The Ithaca City Common Council suspended in-person meetings and switched to Zoom at the start of the pandemic, with the March 25, 2020 meeting being the first to be broadcast via YouTube. They resumed in-person meetings after the state of emergency Governor Andrew Cuomo declared for New York ended on June 24.

Alderperson Laura Lewis said the Common Council was agile as it adapted to the changing circumstances, both in implementing virtual meetings and in reinstating in-person meetings.

“The switch flipped very quickly when we went into the pandemic,” Lewis said, “and then the switch flipped equally quickly two Thursdays ago at midnight, going into the weekend, when we learned that the state of emergency expired and therefore, the executive orders had also expired, thus requiring in-person meetings.”

About 20 members of the public attended the meeting, filling most of the seats in the conference room in City Hall.
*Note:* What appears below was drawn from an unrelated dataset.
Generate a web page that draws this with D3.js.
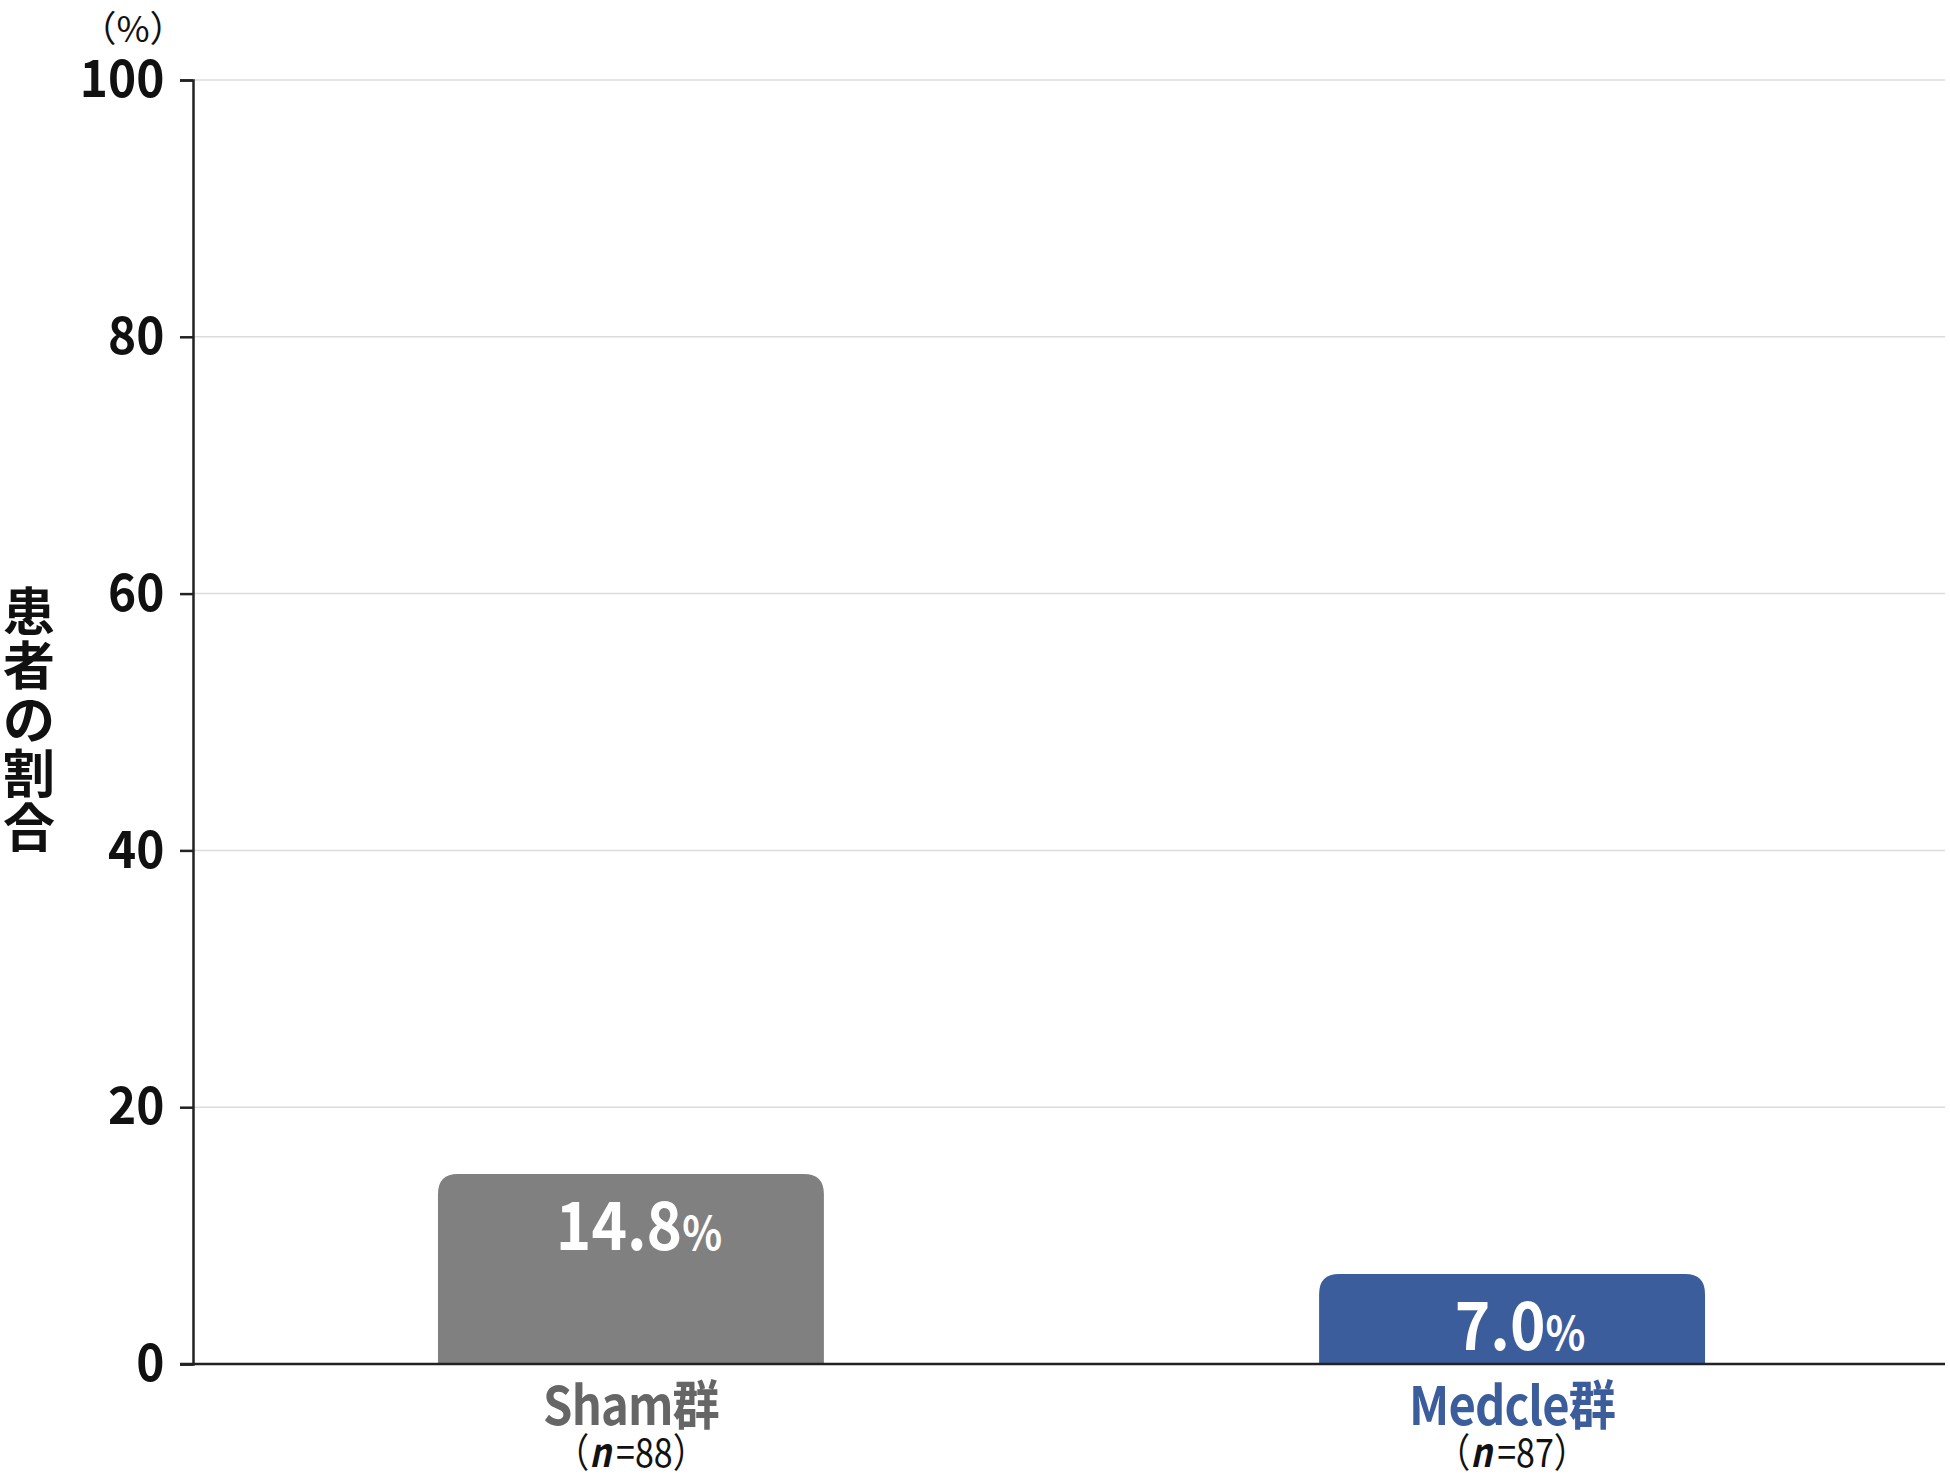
<!DOCTYPE html>
<html><head><meta charset="utf-8">
<script src="https://cdn.jsdelivr.net/npm/d3@7"></script>
<style>
html,body{margin:0;padding:0;background:#fff;}
text{font-family:"Noto Sans CJK JP","Noto Sans",sans-serif;}
</style></head>
<body><svg id="chart" width="1950" height="1479"></svg>
<script>
const categories = ["Sham群", "Medcle群"];
const sampleSizes = ["88", "87"];
const values = [14.8, 7.0];
const barColors = ["#808080", "#3b5d9b"];
const labelColors = ["#666666", "#3b5d9b"];
const yTicks = [0, 20, 40, 60, 80, 100];
const yTitle = "患者の割合";
const yUnit = "（%）";

(function () {
const svg = d3.select("#chart");
const mLeft = 193, mRight = 1945, mTop = 80, mBottom = 1364;

const x = d3.scaleBand().domain(categories).range([mLeft, 1950]).paddingInner(0.562).paddingOuter(0.278);
const y = d3.scaleLinear().domain([0, 100]).range([mBottom, mTop]);
const cx = c => x(c) + x.bandwidth() / 2;

// gridlines
svg.append("g").selectAll("line").data(yTicks.filter(d => d > 0)).join("line")
  .attr("x1", mLeft).attr("x2", mRight)
  .attr("y1", d => y(d)).attr("y2", d => y(d))
  .attr("stroke", "#dcdcdc").attr("stroke-width", 1.5);

// bars with rounded top corners
const r = 20;
svg.append("g").selectAll("path").data(categories).join("path")
  .attr("d", (c, i) => {
    const x0 = x(c), x1 = x(c) + x.bandwidth(), y0 = y(0), yt = y(values[i]);
    return `M${x0},${y0} L${x0},${yt + r} Q${x0},${yt} ${x0 + r},${yt} L${x1 - r},${yt} Q${x1},${yt} ${x1},${yt + r} L${x1},${y0} Z`;
  })
  .attr("fill", (c, i) => barColors[i]);

// value labels
const vl = svg.append("g").selectAll("text").data(categories).join("text")
  .attr("transform", (c, i) => `translate(${cx(c) + 8},${y(values[i]) + 76}) scale(0.9,1)`)
  .attr("text-anchor", "middle")
  .attr("fill", "#fff").attr("font-weight", "bold");
vl.append("tspan").attr("font-size", 67).text((c, i) => values[i].toFixed(1));
vl.append("tspan").attr("font-size", 46).text("%");

// y axis
const yAxis = d3.axisLeft(y).tickValues(yTicks).tickSize(13).tickPadding(17).tickFormat(d3.format("d"));
const ga = svg.append("g").attr("transform", `translate(${mLeft},0)`).call(yAxis);
ga.select(".domain").attr("stroke", "#222").attr("stroke-width", 2.5);
ga.selectAll(".tick line").attr("stroke", "#222").attr("stroke-width", 2.5);
ga.selectAll(".tick text").attr("font-size", 52).attr("font-weight", "bold").attr("fill", "#111")
  .attr("x", -31).attr("transform", "scale(0.92,1)")
  .attr("font-family", '"Noto Sans CJK JP","Noto Sans",sans-serif');

// x axis line
svg.append("line").attr("x1", mLeft - 13).attr("x2", mRight).attr("y1", mBottom).attr("y2", mBottom)
  .attr("stroke", "#222").attr("stroke-width", 2.5);

// category labels
svg.append("g").selectAll("text").data(categories).join("text")
  .attr("transform", c => `translate(${cx(c)},1425) scale(0.89,1)`)
  .attr("text-anchor", "middle").attr("font-size", 53).attr("font-weight", "bold")
  .attr("letter-spacing", -1)
  .attr("fill", (c, i) => labelColors[i]).text(c => c);

const nl = svg.append("g").selectAll("text").data(categories).join("text")
  .attr("transform", c => `translate(${cx(c)},1467) scale(0.85,1)`)
  .attr("text-anchor", "middle").attr("font-size", 40).attr("fill", "#111");
nl.append("tspan").text("（");
nl.append("tspan").attr("font-style", "italic").attr("font-weight", "bold").text("n");
nl.append("tspan").attr("dx", 6).text("=");
nl.append("tspan").text((c, i) => sampleSizes[i]);
nl.append("tspan").text("）");

// unit
svg.append("text").attr("x", 133).attr("y", 42).attr("text-anchor", "middle")
  .attr("font-size", 36).attr("fill", "#111").text(yUnit);

// y title: stacked upright characters
const yt = svg.append("text").attr("x", 29).attr("y", 631)
  .attr("text-anchor", "middle").attr("font-size", 52).attr("font-weight", "bold")
  .attr("fill", "#111");
yt.selectAll("tspan").data(Array.from(yTitle)).join("tspan")
  .attr("x", 29).attr("dy", (d, i) => i === 0 ? 0 : 54).text(d => d);
})();
</script></body></html>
Few of the attendees wore face coverings to the meeting. The Common Council recorded the meeting and uploaded the recording of the meeting to YouTube the day after the meeting.

While some people who attended the virtual meetings might not have attended the in-person meetings, other residents lack the devices necessary to watch the meetings online.

“Much as our meetings on Zoom enabled some people, more people, perhaps, in the public to attend meetings without having to come to City Hall, it also meant that some who did not have the technology, didn’t have access to the library, for example, to use their technology, could not take advantage,” Lewis said. “So I just wanted to say welcome back to everyone.”

Fay Gougakis, a Common Council regular pre-pandemic, spoke at the meeting complaining that council asking residents to sign in online has been unfair to people without access to technology, as she does not own a computer or cell phone.

“To me, yes, technology has its place,” Gougakis said, “and you have Zoom meetings or whatever, but today, to do this, is unfair.”

Several other residents attended the meeting to share their concerns and criticisms with the Common Council on a range of topics, which Alderperson Cynthia Brock thanked them for. Brock also brought up some struggles the community is facing, such as with mental health, environmental change and the economy, before reassuring the speakers that the Common Council takes their concerns seriously.

“It’s kind of interesting,” Brock said. “Here we are, 15 months after our last meeting, and we’re going on as if life is normal, but everything has changed in those 15 months.”

The Common Council also discussed the damage Stewart Park suffered in the recent thunderstorms to improving pedestrian access to the Farmer’s Market during its meeting. Overall though, the main tone of the in-person gathering was grateful, with Alderperson Lewis adding appreciative remarks regarding the city government’s efforts to get through the pandemic.

“I think there are many, many thanks to go around over this last year and a half,” Lewis said. “We have a lot of work ahead of us; I’m not ignoring that, and yet, I think it’s really important to pause and thank those who have helped us get through this last year and a half.”